Google dominates in machine translation tests

The search giant beats out technology from IBM and academia in tests translating Arabic and Chinese articles to English.

Michael Kanellos Staff Writer, CNET News.com

Michael Kanellos is editor at large at CNET News.com, where he covers hardware, research and development, start-ups and the tech industry overseas.

See full bio

Michael Kanellos

Aug. 23, 2005 10:58 a.m. PT

2 min read

Search giant Google's ambitions to make the Web more international has gotten a slight boost from a U.S. government-run test in which its translation software beat out technology from IBM and academia.

Google scored the highest in Arabic-to-English and Chinese-to-English translation tests conducted by the National Institute of Science and Technology. Each test consisted of translating 100 articles from Agence France Presse and the Xinhua News Agency dated from Dec. 1, 2004, to Jan. 24, 2005. The results were posted earlier this month.

Although computerized translations historically have read more like broken English, increased processing power and larger data samples have allowed researchers to improve the accuracy of these systems.

Start-up Language Weaver, for instance, has created software that can translate Al Jazeera broadcasts.
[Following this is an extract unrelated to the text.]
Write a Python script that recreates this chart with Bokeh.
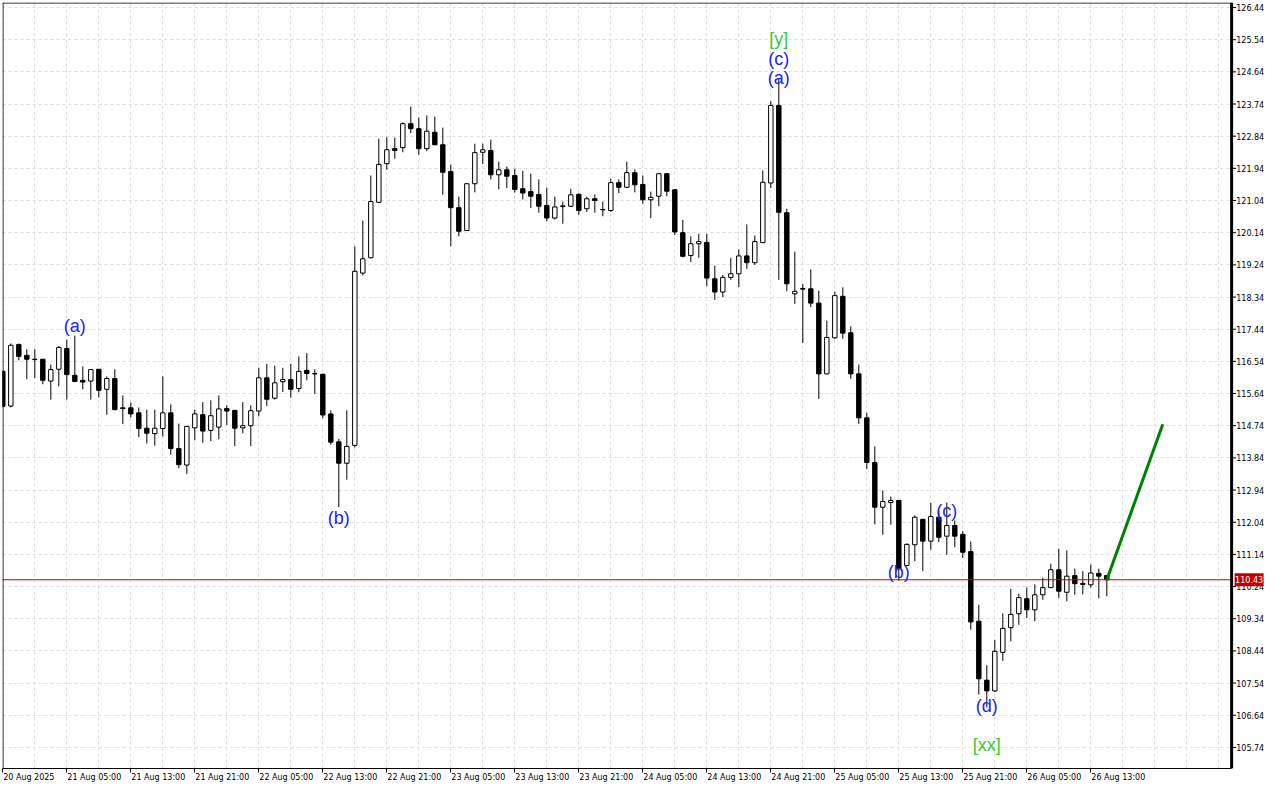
from bokeh.plotting import figure
from bokeh.models import (ColumnDataSource, Range1d, FixedTicker, LinearAxis, Grid)
from bokeh.core.properties import value
from bokeh.embed import file_html
from bokeh.resources import INLINE

# ---------------- data (hourly bars, 20 Aug 2025 21:00 -> 26 Aug 2025 15:00) ----------------
opens = [116.26, 115.29, 117.01, 116.71, 116.60, 116.60, 115.99, 116.32, 116.90, 116.15,
         116.01, 115.99, 116.32, 115.76, 116.06, 115.24, 115.24, 115.10, 114.67, 114.52,
         114.66, 115.10, 114.10, 113.64, 114.68, 115.05, 114.61, 114.70, 115.22, 115.17,
         114.68, 114.74, 115.15, 116.08, 115.51, 115.97, 116.03, 115.78, 116.29, 116.20,
         116.18, 115.07, 114.29, 113.69, 114.19, 119.01, 119.44, 120.99, 122.07, 122.49,
         122.52, 123.19, 123.05, 122.49, 122.95, 122.60, 121.85, 120.84, 120.20, 121.51,
         122.39, 122.44, 121.76, 121.90, 121.74, 121.37, 121.29, 121.21, 120.90, 120.55,
         120.87, 120.88, 121.21, 120.81, 121.09, 120.79, 120.76, 121.54, 121.41, 121.82,
         121.49, 121.06, 121.16, 121.79, 121.34, 120.14, 119.50, 119.83, 119.87, 118.85,
         118.48, 118.89, 118.99, 119.49, 119.30, 119.86, 121.53, 123.70, 120.70, 118.43,
         118.58, 118.57, 118.17, 116.19, 117.20, 118.36, 117.34, 116.19, 114.96, 113.71,
         112.46, 112.59, 112.65, 110.83, 111.41, 112.12, 111.51, 112.18, 111.65, 111.95,
         111.70, 111.22, 109.27, 107.62, 107.32, 108.40, 109.09, 109.48, 109.90, 109.59,
         110.01, 110.21, 110.71, 110.08, 110.55, 110.33, 110.29, 110.61, 110.55]
highs = [116.29, 117.04, 117.04, 116.88, 116.88, 116.60, 116.45, 116.97, 117.15, 117.26,
         116.40, 116.32, 116.32, 116.12, 116.32, 115.59, 115.39, 115.25, 115.19, 115.19,
         116.12, 115.34, 114.80, 114.74, 115.19, 115.40, 115.45, 115.59, 115.31, 115.18,
         115.40, 115.31, 116.36, 116.47, 116.42, 116.36, 116.47, 116.68, 116.77, 116.32,
         116.19, 115.17, 114.37, 115.17, 119.76, 120.48, 121.74, 122.77, 122.81, 122.80,
         123.23, 123.67, 123.36, 123.42, 123.39, 123.08, 122.05, 121.15, 121.52, 122.63,
         122.63, 122.74, 122.13, 121.99, 121.93, 121.87, 121.79, 121.63, 121.40, 121.15,
         121.01, 121.37, 121.25, 121.15, 121.21, 121.01, 121.65, 121.63, 122.13, 121.91,
         121.74, 121.29, 121.80, 121.80, 121.35, 120.50, 120.04, 120.11, 120.11, 119.22,
         118.96, 119.44, 119.67, 120.37, 120.06, 121.88, 123.82, 124.45, 120.81, 119.61,
         118.71, 119.11, 118.52, 117.68, 118.49, 118.61, 117.52, 116.45, 115.10, 114.16,
         112.93, 112.76, 112.66, 111.45, 112.23, 112.14, 112.58, 112.35, 112.59, 112.09,
         111.79, 111.50, 109.73, 108.04, 108.75, 109.49, 110.18, 110.04, 110.21, 110.30,
         110.49, 110.88, 111.30, 111.25, 110.74, 110.67, 110.86, 110.74, 110.56]
lows = [115.25, 115.25, 116.57, 116.04, 116.07, 115.90, 115.47, 115.84, 115.47, 115.96,
        115.76, 115.47, 115.53, 115.05, 115.17, 114.79, 114.97, 114.42, 114.24, 114.18,
        114.44, 113.93, 113.55, 113.39, 114.33, 114.26, 114.31, 114.36, 114.76, 114.17,
        114.53, 114.17, 115.00, 115.29, 115.47, 115.68, 115.52, 115.68, 116.01, 115.63,
        114.95, 114.21, 112.46, 113.23, 114.13, 118.94, 119.42, 120.98, 121.90, 122.21,
        122.39, 122.92, 122.32, 122.42, 122.59, 121.20, 119.76, 120.04, 120.19, 121.27,
        122.06, 121.63, 121.35, 121.39, 121.26, 121.07, 120.83, 120.70, 120.46, 120.51,
        120.39, 120.86, 120.64, 120.72, 120.70, 120.60, 120.72, 121.25, 121.40, 121.27,
        120.95, 120.55, 120.88, 121.16, 120.08, 119.45, 119.32, 119.44, 118.64, 118.26,
        118.34, 118.82, 118.62, 119.13, 119.24, 119.85, 121.39, 118.82, 118.50, 118.15,
        117.05, 118.06, 115.49, 116.17, 117.17, 117.17, 116.05, 114.79, 113.53, 111.98,
        111.69, 111.97, 110.41, 110.82, 110.95, 110.67, 111.27, 111.48, 111.13, 111.34,
        111.04, 109.03, 107.22, 106.86, 107.29, 108.16, 108.71, 109.17, 109.36, 109.27,
        109.87, 110.20, 109.92, 109.83, 110.01, 110.02, 110.21, 109.91, 109.97]
closes = [115.28, 116.99, 116.68, 116.60, 116.59, 116.01, 116.31, 116.93, 116.17, 115.98,
          115.96, 116.31, 115.73, 116.06, 115.19, 115.22, 115.07, 114.66, 114.53, 114.67,
          115.10, 114.10, 113.65, 114.72, 115.07, 114.59, 115.02, 115.21, 115.15, 114.67,
          114.74, 115.16, 116.08, 115.48, 115.94, 116.03, 115.76, 116.26, 116.20, 116.19,
          115.04, 114.28, 113.69, 114.16, 119.06, 119.41, 121.01, 122.05, 122.46, 122.44,
          123.19, 123.05, 122.49, 122.98, 122.60, 121.83, 120.84, 120.18, 121.51, 122.38,
          122.46, 121.76, 121.90, 121.72, 121.35, 121.25, 121.16, 120.88, 120.55, 120.86,
          120.89, 121.20, 120.76, 121.09, 121.04, 120.78, 121.54, 121.41, 121.82, 121.48,
          121.06, 121.13, 121.79, 121.30, 120.16, 119.48, 119.83, 119.89, 118.87, 118.48,
          118.89, 118.99, 119.49, 119.30, 119.89, 121.55, 123.70, 120.71, 118.71, 118.50,
          118.56, 118.17, 116.19, 117.21, 118.38, 117.33, 116.19, 114.96, 113.71, 112.46,
          112.62, 112.65, 110.74, 111.42, 112.18, 111.51, 112.20, 111.62, 111.95, 111.65,
          111.20, 109.25, 107.66, 107.32, 108.43, 109.07, 109.46, 109.93, 109.59, 110.01,
          110.21, 110.71, 110.11, 110.53, 110.32, 110.30, 110.62, 110.53, 110.43]

time_ticks = [0, 8, 16, 24, 32, 40, 48, 56, 64, 72, 80, 88, 96, 104, 112, 120, 128, 136]
time_labels = ["20 Aug 2025", "21 Aug 05:00", "21 Aug 13:00", "21 Aug 21:00", "22 Aug 05:00",
               "22 Aug 13:00", "22 Aug 21:00", "23 Aug 05:00", "23 Aug 13:00", "23 Aug 21:00",
               "24 Aug 05:00", "24 Aug 13:00", "24 Aug 21:00", "25 Aug 05:00", "25 Aug 13:00",
               "25 Aug 21:00", "26 Aug 05:00", "26 Aug 13:00"]
price_ticks = [105.74, 106.64, 107.54, 108.44, 109.34, 110.24, 111.14, 112.04, 112.94, 113.84,
               114.74, 115.64, 116.54, 117.44, 118.34, 119.24, 120.14, 121.04, 121.94, 122.84,
               123.74, 124.64, 125.54, 126.44]

current_price = 110.43
forecast_x = [138, 145]
forecast_y = [110.43, 114.78]

wave_text = ["(a)", "(b)", "[y]", "(c)", "(a)", "(b)", "(c)", "(d)", "[xx]"]
wave_x = [9, 42, 97, 97, 97, 112, 118, 123, 123]
wave_y = [117.52, 112.17, 125.57, 125.01, 124.48, 110.66, 112.34, 106.89, 105.80]
wave_color = ["#2222ff", "#2222ff", "#3cc83c", "#2222ff", "#2222ff", "#2222ff", "#2222ff",
              "#2222ff", "#3cc83c"]

# ---------------- layout constants ----------------
X0, X1 = -0.04, 157.71        # visible bar-index range (8 px per bar)
Y0, Y1 = 105.15, 126.58       # visible price range
AXIS_X = 153.6                # price scale position (bar-index units)
PX = 1 / 8.0                  # one pixel in bar-index units
PY = (Y1 - Y0) / 766.0        # one pixel in price units

# ---------------- build ----------------
n = len(closes)
idx = list(range(n))
up = [c >= o for o, c in zip(opens, closes)]

src_all = ColumnDataSource(dict(x=idx, h=highs, l=lows))
src_up = ColumnDataSource(dict(
    x=[i for i in idx if up[i]],
    top=[closes[i] for i in idx if up[i]],
    bottom=[opens[i] for i in idx if up[i]]))
src_dn = ColumnDataSource(dict(
    x=[i for i in idx if not up[i]],
    top=[opens[i] for i in idx if not up[i]],
    bottom=[closes[i] for i in idx if not up[i]]))

p = figure(width=1264, height=784, output_backend="svg", toolbar_location=None,
           x_range=Range1d(X0, X1), y_range=Range1d(Y0, Y1),
           x_axis_location="below", y_axis_location=None,
           min_border_left=2, min_border_top=2, min_border_right=0, min_border_bottom=16)
p.background_fill_color = "white"
p.border_fill_color = "white"
p.outline_line_color = None

# grid
p.xgrid.ticker = FixedTicker(ticks=list(range(0, 156, 4)))
if len(p.ygrid) == 0:
    p.add_layout(Grid(dimension=1, ticker=FixedTicker(ticks=price_ticks)))
p.ygrid.ticker = FixedTicker(ticks=price_ticks)
for g in list(p.xgrid) + list(p.ygrid):
    g.grid_line_color = "#dcdcdc"
    g.grid_line_dash = "3 3"
    g.grid_line_width = 1

# x axis: tick marks
xa = p.xaxis[0]
xa.ticker = FixedTicker(ticks=time_ticks)
xa.bounds = (X0, AXIS_X)
xa.major_label_overrides = {t: "" for t in time_ticks}
xa.major_label_text_font_size = "0px"
xa.major_label_standoff = 0
xa.major_tick_out = 4
xa.major_tick_in = 0
xa.minor_tick_out = 0
xa.minor_tick_in = 0
xa.axis_line_color = "black"
xa.major_tick_line_color = "black"

# x axis: labels, left-aligned just right of each tick
label_pos = [t + (3.25 if ":" not in lab else 3.4375) for t, lab in zip(time_ticks, time_labels)]
xb = LinearAxis(ticker=FixedTicker(ticks=label_pos),
                major_label_overrides={pp: lab for pp, lab in zip(label_pos, time_labels)},
                major_tick_out=0, major_tick_in=0, minor_tick_out=0, minor_tick_in=0,
                axis_line_color=None, major_label_standoff=0,
                major_label_text_font="DejaVu Sans", major_label_text_font_size="8px",
                major_label_text_color="black")
p.add_layout(xb, "below")

# candles
p.segment(x0="x", y0="h", x1="x", y1="l", source=src_all, line_color="black", line_width=1)
p.vbar(x="x", top="top", bottom="bottom", width=0.55, source=src_up,
       fill_color="white", line_color="black", line_width=1)
p.vbar(x="x", top="top", bottom="bottom", width=0.55, source=src_dn,
       fill_color="black", line_color="black", line_width=1)

# current price line
p.segment(x0=[X0], y0=[current_price], x1=[AXIS_X], y1=[current_price],
          line_color="#c00000", line_width=1)

# forecast line
p.line(forecast_x, forecast_y, line_color="#008000", line_width=3)

# wave labels
wsrc = ColumnDataSource(dict(x=wave_x, y=wave_y, t=wave_text, c=wave_color))
p.text(x="x", y="y", text="t", text_color="c", source=wsrc,
       text_font=value("Liberation Sans"), text_font_size="18px",
       text_align="center", text_baseline="middle")

# price scale (right)
p.quad(left=[AXIS_X], right=[X1], bottom=[Y0], top=[Y1], fill_color="white", line_color=None)
p.segment(x0=[AXIS_X], y0=[Y0], x1=[AXIS_X], y1=[Y1], line_color="black", line_width=3)
p.segment(x0=[AXIS_X] * len(price_ticks), y0=price_ticks,
          x1=[AXIS_X + 4.5 * PX] * len(price_ticks), y1=price_ticks,
          line_color="black", line_width=1)
p.text(x=[AXIS_X + 4.6 * PX] * len(price_ticks), y=price_ticks,
       text=["%.2f" % t for t in price_ticks], text_color="black",
       text_font=value("DejaVu Sans"), text_font_size="8px",
       text_align="left", text_baseline="middle")

# current price tag
tag_cx = AXIS_X + 17.5 * PX
p.rect(x=[tag_cx], y=[current_price], width=29 * PX, height=13 * PY,
       fill_color="#c00000", line_color=None)
p.text(x=[tag_cx], y=[current_price], text=["%.2f" % current_price], text_color="white",
       text_font=value("DejaVu Sans"), text_font_size="8px",
       text_align="center", text_baseline="middle")

# frame borders (left, top)
p.segment(x0=[X0 + 0.5 * PX], y0=[Y0], x1=[X0 + 0.5 * PX], y1=[Y1], line_color="black", line_width=1)
p.segment(x0=[X0], y0=[Y1 - 0.5 * PY], x1=[AXIS_X], y1=[Y1 - 0.5 * PY], line_color="black", line_width=1)

open("out.html", "w").write(file_html(p, INLINE))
Research on the topic is also being tackled at Carnegie Mellon's Language Technology Institute and other universities. (Neither Language Weaver nor Carnegie Mellon took part in the recent test.)

Google's machine translation wasn't perfect, but it was well ahead of the competition. On a scale from zero to one, the company's software scored 0.5137 on the Arabic tests and 0.3531 on the Chinese tests. The University of Southern California's Information Sciences Institute came in second with a 0.4657 on Arabic tests and 0.3073 on Chinese. IBM scored 0.4646 on Arabic and 0.2571 on Chinese.

Other participants included the University of Edinburgh and the Harbin Institute of Technology. Most of the software tested came from research labs, according to the National Institute of Science and Technology.

Google likely benefited from its huge store of source material. Generally speaking, translation software improves as more data gets fed to it. Through its search operations, Google has amassed billions of translated Web pages.

Like Yahoo and others, Google is looking toward the developing world for new customers. The company includes some machine translation tools on its site, as well as several international editions.

Google declined to comment. (Google representatives have instituted a policy of not talking with CNET News.com reporters until July 2006 in response to privacy issues raised by a previous story.)